Repeat the material exactly from its first line to the line that includes "barValues = [60, 80, 50, 40, 70];". Skip pictures.

-*-

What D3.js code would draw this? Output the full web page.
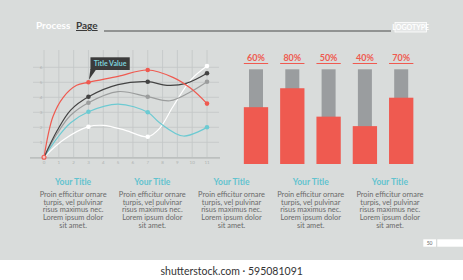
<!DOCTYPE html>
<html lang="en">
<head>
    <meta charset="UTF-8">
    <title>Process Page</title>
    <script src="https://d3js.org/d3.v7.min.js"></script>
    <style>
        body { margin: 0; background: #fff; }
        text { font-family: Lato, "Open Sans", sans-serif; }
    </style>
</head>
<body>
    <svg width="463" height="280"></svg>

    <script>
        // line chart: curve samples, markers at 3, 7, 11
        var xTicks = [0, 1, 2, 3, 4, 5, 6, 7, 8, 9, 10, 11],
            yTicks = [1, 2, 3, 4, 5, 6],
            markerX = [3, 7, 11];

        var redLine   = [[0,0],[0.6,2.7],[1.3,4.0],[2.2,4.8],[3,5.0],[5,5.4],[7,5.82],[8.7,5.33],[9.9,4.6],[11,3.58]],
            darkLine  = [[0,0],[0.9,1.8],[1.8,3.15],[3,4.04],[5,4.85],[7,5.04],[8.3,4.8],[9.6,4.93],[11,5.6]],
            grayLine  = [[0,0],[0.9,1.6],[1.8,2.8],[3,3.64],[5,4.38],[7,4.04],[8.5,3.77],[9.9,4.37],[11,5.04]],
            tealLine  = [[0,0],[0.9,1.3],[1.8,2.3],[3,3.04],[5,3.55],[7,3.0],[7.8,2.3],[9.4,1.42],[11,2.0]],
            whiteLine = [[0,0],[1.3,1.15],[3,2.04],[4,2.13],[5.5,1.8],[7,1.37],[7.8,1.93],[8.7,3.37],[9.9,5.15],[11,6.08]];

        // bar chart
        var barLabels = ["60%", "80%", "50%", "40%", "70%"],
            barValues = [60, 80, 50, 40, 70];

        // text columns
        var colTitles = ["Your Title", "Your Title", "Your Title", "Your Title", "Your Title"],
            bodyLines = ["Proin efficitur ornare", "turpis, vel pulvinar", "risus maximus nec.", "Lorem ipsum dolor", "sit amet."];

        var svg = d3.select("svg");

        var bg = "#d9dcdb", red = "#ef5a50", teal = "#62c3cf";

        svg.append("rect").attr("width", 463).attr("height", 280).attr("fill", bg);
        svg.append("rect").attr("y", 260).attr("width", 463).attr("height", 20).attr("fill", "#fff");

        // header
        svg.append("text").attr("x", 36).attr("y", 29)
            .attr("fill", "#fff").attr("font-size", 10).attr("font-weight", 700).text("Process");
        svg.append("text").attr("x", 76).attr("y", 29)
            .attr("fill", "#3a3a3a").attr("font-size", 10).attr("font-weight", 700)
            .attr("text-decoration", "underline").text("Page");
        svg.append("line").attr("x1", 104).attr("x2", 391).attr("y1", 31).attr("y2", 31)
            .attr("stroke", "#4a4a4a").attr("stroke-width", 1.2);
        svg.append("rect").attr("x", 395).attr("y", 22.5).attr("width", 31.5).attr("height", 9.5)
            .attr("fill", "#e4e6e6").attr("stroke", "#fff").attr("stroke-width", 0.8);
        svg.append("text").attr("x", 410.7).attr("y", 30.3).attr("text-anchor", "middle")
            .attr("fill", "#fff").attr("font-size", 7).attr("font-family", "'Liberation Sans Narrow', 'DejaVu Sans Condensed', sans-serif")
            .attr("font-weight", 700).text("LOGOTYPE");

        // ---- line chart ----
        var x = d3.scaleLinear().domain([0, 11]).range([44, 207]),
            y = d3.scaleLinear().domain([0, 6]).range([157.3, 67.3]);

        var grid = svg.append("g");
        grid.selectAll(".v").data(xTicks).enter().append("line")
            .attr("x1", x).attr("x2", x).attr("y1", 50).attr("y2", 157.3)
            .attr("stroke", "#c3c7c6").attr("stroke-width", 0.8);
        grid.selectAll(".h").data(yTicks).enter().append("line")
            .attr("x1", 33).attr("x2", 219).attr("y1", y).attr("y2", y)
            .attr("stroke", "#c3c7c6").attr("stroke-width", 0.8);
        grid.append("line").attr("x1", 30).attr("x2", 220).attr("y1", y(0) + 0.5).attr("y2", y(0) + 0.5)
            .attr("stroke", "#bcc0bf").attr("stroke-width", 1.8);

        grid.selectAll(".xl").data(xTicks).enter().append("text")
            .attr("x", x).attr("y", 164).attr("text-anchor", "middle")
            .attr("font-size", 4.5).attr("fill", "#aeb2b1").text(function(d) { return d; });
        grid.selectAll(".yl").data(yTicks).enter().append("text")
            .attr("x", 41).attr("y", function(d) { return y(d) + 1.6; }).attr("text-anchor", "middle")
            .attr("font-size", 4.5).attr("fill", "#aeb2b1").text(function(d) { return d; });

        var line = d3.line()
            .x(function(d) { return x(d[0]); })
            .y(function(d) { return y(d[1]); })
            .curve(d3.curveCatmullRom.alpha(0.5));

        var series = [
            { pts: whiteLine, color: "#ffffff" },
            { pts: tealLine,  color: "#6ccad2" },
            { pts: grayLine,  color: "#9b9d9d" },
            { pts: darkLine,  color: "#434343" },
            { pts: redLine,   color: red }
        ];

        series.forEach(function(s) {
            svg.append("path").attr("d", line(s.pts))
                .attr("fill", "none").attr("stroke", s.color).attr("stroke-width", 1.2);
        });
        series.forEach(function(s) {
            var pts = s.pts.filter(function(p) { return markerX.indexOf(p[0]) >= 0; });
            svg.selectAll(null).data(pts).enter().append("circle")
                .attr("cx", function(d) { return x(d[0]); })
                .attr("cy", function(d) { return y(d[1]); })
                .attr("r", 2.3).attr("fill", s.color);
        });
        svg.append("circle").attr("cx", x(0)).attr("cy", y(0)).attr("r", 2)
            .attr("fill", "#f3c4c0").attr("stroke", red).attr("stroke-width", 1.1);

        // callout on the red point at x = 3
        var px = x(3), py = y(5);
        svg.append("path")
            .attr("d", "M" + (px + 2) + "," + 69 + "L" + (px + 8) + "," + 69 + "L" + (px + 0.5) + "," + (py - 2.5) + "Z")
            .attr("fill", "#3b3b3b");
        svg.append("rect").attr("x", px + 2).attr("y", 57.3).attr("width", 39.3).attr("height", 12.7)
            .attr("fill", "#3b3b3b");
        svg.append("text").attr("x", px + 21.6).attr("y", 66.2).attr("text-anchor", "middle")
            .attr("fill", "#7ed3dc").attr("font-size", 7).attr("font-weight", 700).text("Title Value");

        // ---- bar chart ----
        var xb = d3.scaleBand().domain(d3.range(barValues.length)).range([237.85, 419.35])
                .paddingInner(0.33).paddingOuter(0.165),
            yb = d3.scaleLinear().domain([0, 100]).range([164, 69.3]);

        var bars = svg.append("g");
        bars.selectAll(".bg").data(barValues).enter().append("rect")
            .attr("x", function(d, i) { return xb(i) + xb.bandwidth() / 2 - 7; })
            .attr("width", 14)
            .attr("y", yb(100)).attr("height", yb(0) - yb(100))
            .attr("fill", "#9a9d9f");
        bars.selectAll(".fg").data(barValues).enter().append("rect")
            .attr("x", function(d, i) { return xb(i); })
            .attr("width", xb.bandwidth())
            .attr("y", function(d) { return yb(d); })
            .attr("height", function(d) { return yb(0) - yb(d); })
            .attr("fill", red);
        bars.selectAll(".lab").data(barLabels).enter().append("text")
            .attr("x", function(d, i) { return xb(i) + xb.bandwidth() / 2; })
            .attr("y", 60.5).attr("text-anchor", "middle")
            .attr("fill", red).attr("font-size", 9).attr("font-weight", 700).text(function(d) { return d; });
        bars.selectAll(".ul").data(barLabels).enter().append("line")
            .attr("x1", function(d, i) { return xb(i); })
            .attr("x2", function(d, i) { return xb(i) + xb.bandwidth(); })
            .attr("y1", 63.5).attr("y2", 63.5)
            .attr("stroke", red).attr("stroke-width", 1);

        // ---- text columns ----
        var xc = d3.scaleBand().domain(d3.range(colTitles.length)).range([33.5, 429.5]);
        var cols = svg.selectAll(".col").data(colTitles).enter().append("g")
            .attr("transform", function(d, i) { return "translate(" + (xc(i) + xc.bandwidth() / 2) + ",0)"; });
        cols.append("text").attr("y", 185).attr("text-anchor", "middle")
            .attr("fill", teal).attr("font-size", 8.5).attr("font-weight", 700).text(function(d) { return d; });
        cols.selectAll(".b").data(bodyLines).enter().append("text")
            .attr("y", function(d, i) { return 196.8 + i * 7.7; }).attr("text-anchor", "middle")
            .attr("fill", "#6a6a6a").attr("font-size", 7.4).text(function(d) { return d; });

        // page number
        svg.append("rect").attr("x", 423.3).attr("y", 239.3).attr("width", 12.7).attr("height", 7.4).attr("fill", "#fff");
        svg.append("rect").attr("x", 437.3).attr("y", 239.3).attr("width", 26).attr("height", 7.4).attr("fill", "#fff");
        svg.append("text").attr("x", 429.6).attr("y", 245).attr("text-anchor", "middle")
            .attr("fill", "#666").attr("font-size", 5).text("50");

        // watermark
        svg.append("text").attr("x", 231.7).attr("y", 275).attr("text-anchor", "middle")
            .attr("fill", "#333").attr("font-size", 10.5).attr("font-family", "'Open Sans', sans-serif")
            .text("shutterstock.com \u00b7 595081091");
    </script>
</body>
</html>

-*-

[Expected answer]
What D3.js code would draw this? Output the full web page.
<!DOCTYPE html>
<html lang="en">
<head>
    <meta charset="UTF-8">
    <title>Process Page</title>
    <script src="https://d3js.org/d3.v7.min.js"></script>
    <style>
        body { margin: 0; background: #fff; }
        text { font-family: Lato, "Open Sans", sans-serif; }
    </style>
</head>
<body>
    <svg width="463" height="280"></svg>

    <script>
        // line chart: curve samples, markers at 3, 7, 11
        var xTicks = [0, 1, 2, 3, 4, 5, 6, 7, 8, 9, 10, 11],
            yTicks = [1, 2, 3, 4, 5, 6],
            markerX = [3, 7, 11];

        var redLine   = [[0,0],[0.6,2.7],[1.3,4.0],[2.2,4.8],[3,5.0],[5,5.4],[7,5.82],[8.7,5.33],[9.9,4.6],[11,3.58]],
            darkLine  = [[0,0],[0.9,1.8],[1.8,3.15],[3,4.04],[5,4.85],[7,5.04],[8.3,4.8],[9.6,4.93],[11,5.6]],
            grayLine  = [[0,0],[0.9,1.6],[1.8,2.8],[3,3.64],[5,4.38],[7,4.04],[8.5,3.77],[9.9,4.37],[11,5.04]],
            tealLine  = [[0,0],[0.9,1.3],[1.8,2.3],[3,3.04],[5,3.55],[7,3.0],[7.8,2.3],[9.4,1.42],[11,2.0]],
            whiteLine = [[0,0],[1.3,1.15],[3,2.04],[4,2.13],[5.5,1.8],[7,1.37],[7.8,1.93],[8.7,3.37],[9.9,5.15],[11,6.08]];

        // bar chart
        var barLabels = ["60%", "80%", "50%", "40%", "70%"],
            barValues = [60, 80, 50, 40, 70];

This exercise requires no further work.